James Stewart (King James I of Scotland) The Kingis Quair
The Kingis Quair is a poem written in Scotland around 1423. The language is the one of the historic dialects known collectively as Middle Scots. In modern English, the name means 'The King's [Note]Book', Quair being equivalent to 'quire' (a collection of sheets of paper folded like the pages in a book), and the French cahier, an exercise book. The original only survived in one manuscript (Bodleian Library, Oxford, MS. Arch. Selden. B.24).
The authorship has occasionally been disputed (principally in Brown, J T T (1896) The authorship of The Kingis Quair: a new criticism, Glasgow, MacLehose), but the consensus now is that King James I (1394-1437) did indeed write it. ("There is no reason whatever to doubt" his authorship - Norton Smith, 1971.) Some modern editions are:
James I, King of Scotland, (1971) The Kingis Quair, edited by J. Norton-Smith, Oxford, Clarendon Press.
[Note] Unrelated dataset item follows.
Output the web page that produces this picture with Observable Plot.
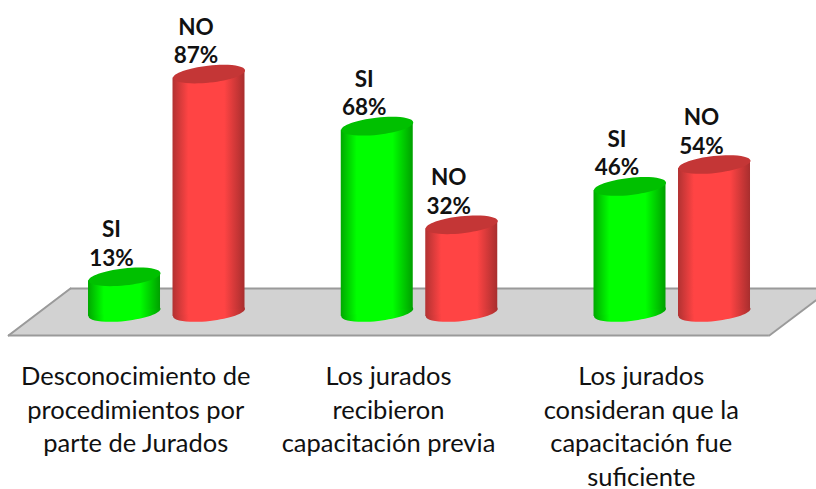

Stewart, James (1973) The Kingis Quair edited Matthew P. McDiarmid, London, Heinemann,
James I., King of Scotland, (1911) The Kingis Quair: together with a Ballad of Good Counsel, edited Walter W. Skeat. Second and revised edition. Blackwood, for the Scottish Text Society, Edinburgh and London, 1911.

and a facsimile of the manuscript, which also contains other medieval poems:

The works of Geoffrey Chaucer and The kingis quair: a facsimile of Bodleian Library, Oxford, MS. Arch. Selden. B.24, with an introduction by Julia Boffey and A.S.G. Edwards and an appendix by B.C. Barker-Benfield. Cambridge, D.S. Brewer (1997).